Doug Lumsden, who is serving his second nine-year term on the Butler’s board of trustees and is the president of Davis International, the general contractor on the expansion, said one of the biggest challenges was creating an addition of this scale without disturbing the foundation of the original structure.

Becky Keck, president of Students Motivated by the Arts (SMARTS) in Youngstown, called the Soulages mural her favorite work of art. Others searched for meaning in the massive abstract piece.

“What do you see in it?,” Dr. Rashid Abdu of Canfield asked. He didn’t have an answer himself but he described the art and the expansion housing it as very impressive.

“I think Dr. Zona does a fantastic job with this museum,” Abdu said. “It’s really one of the gems of the Valley. When people come from out of town, this is one of the places we bring them.”

Kathryn Adams of Canfield, who is a docent at the Butler, said, “Wow, this is really something. It’s just a wonderful addition, and it’s so great you can see it from the outside.
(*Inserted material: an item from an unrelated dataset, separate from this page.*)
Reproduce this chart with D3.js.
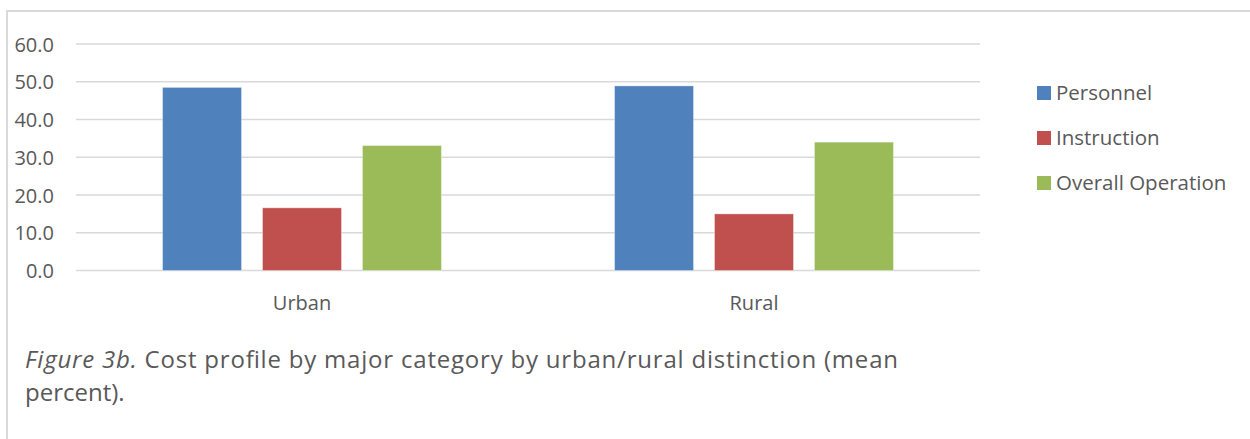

It’s very impressive, and maybe it will lure people into the Butler.”

Susan Rowley of Farmdale, who also is a Butler docent, praised the natural light in the new addition.

Ryerson and Caren Dalton, longtime Mahoning Valley residents who now live in Chagrin Falls, said they enjoyed the mural when it was in Howland and are happy it’s now in Youngstown.

“I’m glad Vince and Phyllis rescued it once and now they’ve rescued it again,” Ryerson Dalton said.

In addition to celebrating the addition, Saturday’s event also honored Zona for his 42 years of leadership at the Butler, Buchanan for his long history designing expansions of the original building, and the David Bermant Foundation for its 2021 donation to the Butler of a kinetic art collection valued at $3.4 million.